YORK COUNTY, Pa. — A southern York County fire department is receiving equipment and training that could help save a farmer's life.
The Citizens Volunteer Fire Company in Fawn Grove will receive special rescue tubes and training to help prevent grain bin deaths. The company covers 32 square miles in Southern York County where there are many farms and the potential for a grain bin nightmare, according to Chief James Williams.
"Whether it falls in on them from the sides of the wall, or it acts like a quick sand and they sink," explained Chief Williams.
As a career firefighter in Maryland, he has trained for those kind of situations.
"The pressure around each square inch of your body: From your feet to your belly button or chest, there is little to no room for movement," explained Williams.
It can also be difficult to breathe. Though, now, all of Citizens Volunteer firefighters and some other area first responders will be prepared for those kind of emergencies. Nationwide is awarding 48 fire departments across the country, including the Fawn Grove department, with life-saving grain rescue tubes and training.
"We know it's an industry problem that farmers and grain operations people are going into grain bins, and people are dying.
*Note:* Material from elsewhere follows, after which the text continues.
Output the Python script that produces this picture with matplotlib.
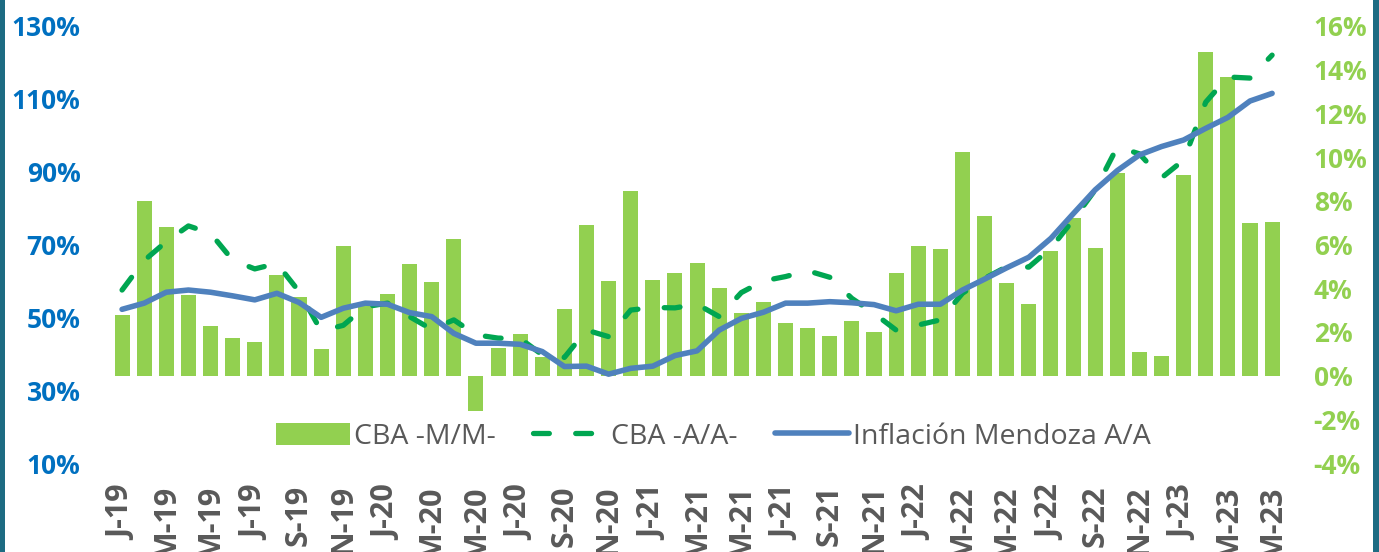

That is something that we as a large company - we're involved in agriculture - we need to do something to help," explained Paul Stevenson, a Senior Risk Management Consultant for Nationwide.
Now in its 8th year of advocating for grain bin safety, Nationwide has supplied 200 of the rescue resources to fire departments with four successful rescues since 2014, according to Stevenson.
"I was a farmer, and I understand," he said. "You think, 'time is short,' so you rush through, and you don't think things through."
When it comes to grain bins, Stevenson says Nationwide has a no-entry policy. Though, the insurance company acknowledges farmers have a job to do.. So if a farmer is to go inside, Nationwide advises them to have someone with them or give the local fire department a call so the firefighters know.
"They're shorthanded on the farm, it's not their fault," he added. "We just want them to step back and think about it for a second and say, 'is that worth my life to go in?' and 'have I done the right things before I go in?'"
According to Nationwide, grain bin entrapment is one of the biggest hazards on today’s grain farms. Officials say it takes less than five seconds to become helplessly trapped in flowing grain and less than 30 seconds to become fully engulfed and overwhelmed.